The deeper I looked the more convoluted and intractable the problems appeared: Charges and counter-charges of secrecy, waste, racism, sexism, harassment and violence, turf battles over local fiefdoms, manipulation, and alleged fraud. It seemed like a fratricidal war with no end in sight. A friend who worked in community radio, hearing that I was up for the top job, mildly defined the main issue as an “actual and perceived lack of transparency.” But he also mentioned poor fundraising and development, ineffective mediation of personnel problems, and legendary racial battles over the control and “color” of programming.

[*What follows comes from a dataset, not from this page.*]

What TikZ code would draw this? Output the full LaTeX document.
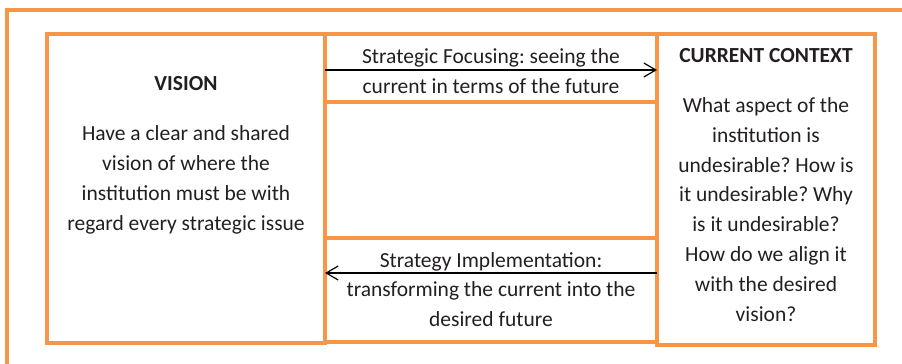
\documentclass[tikz,border=0pt]{standalone}
\usepackage{fontspec}
\setmainfont{Carlito}
\usetikzlibrary{arrows.meta}
\definecolor{boxorange}{HTML}{F79646}
\definecolor{inktext}{HTML}{231F20}
\frenchspacing

\begin{document}
\begin{tikzpicture}[x=1pt, y=-1pt,
    box/.style={draw=boxorange, line width=3.2pt, anchor=north west, inner sep=0pt, outer sep=0pt},
    words/.style={text=inktext, align=center, anchor=base, inner sep=0pt, font=\fontsize{21.5}{29.8}\selectfont},
    link/.style={line width=1.2pt, -{Straight Barb[length=12pt, width=14pt]}}]
  \useasboundingbox (0,0) rectangle (902,364);
  \draw[boxorange, line width=3.2pt] (7,364) -- (7,10) -- (902,10);

  \node[box, minimum width=278pt, minimum height=309pt] (vision) at (47,34) {};
  \node[box, minimum width=332pt, minimum height=68pt] (focus) at (325,34) {};
  \node[box, minimum width=332pt, minimum height=136pt] (blank) at (325,102) {};
  \node[box, minimum width=332pt, minimum height=104pt] (impl) at (325,238) {};
  \node[box, minimum width=218pt, minimum height=311pt] (context) at (657,34) {};

  % base anchor sits on the last line
  \node[words] (visiontitle) at (186,90) {\textbf{VISION}};
  \node[words] (visionbody) at (186,230) {Have a clear and shared\\vision of where the\\institution must be with\\regard every strategic issue};
  \node[words] (focustext) at (491,93.3) {Strategic Focusing: seeing the\\current in terms of the future};
  \node[words] (impltext) at (491,326.7) {Strategy Implementation:\\transforming the current into the\\desired future};
  \node[words] (contexttitle) at (766,62.7) {\textbf{CURRENT CONTEXT}};
  \node[words] (contextbody) at (766,321) {What aspect of the\\institution is\\undesirable? How is\\it undesirable? Why\\is it undesirable?\\How do we align it\\with the desired\\vision?};

  \coordinate (focusline) at (491,70);
  \coordinate (implline) at (491,273);
  \draw[link] (focusline -| vision.east) -- (focusline -| context.west);
  \draw[link] (implline -| context.west) -- (implline -| vision.east);
\end{tikzpicture}
\end{document}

It reminded me of how easily reality can be blurred by misinformation. That July, Jeff Ruch, the director of Public Employees for Environmental Responsibility, had issued a relevant assessment of a much larger and even more dysfunctional organization. "The federal government,” he concluded, “is suffering from a severe disinformation syndrome." Could this be what was afflicting Pacifica? Theories presented as facts, information massaged to promote a specific spin, cherry-picked evidence. Whether intentional or not, Pacifica’s convoluted politics and history seemed to have created, as Bob Woodward put it his book that summer about Watergate secret source Deep Throat, “an entire world of doubt."
Who could unravel this mess, no less get the larger community to look beyond its debilitating bitterness and distrust? Probably not a middle-aged activist editor from one of the smallest, whitest states in the country. But I wasn’t too concerned, since it didn’t look remotely possible that I would get the job. It was flattering to be interviewed, but I essentially saw the invitation to Houston to meet Pacifica's leaders as little more than an opportunity to offer an informed outsider’s assessment.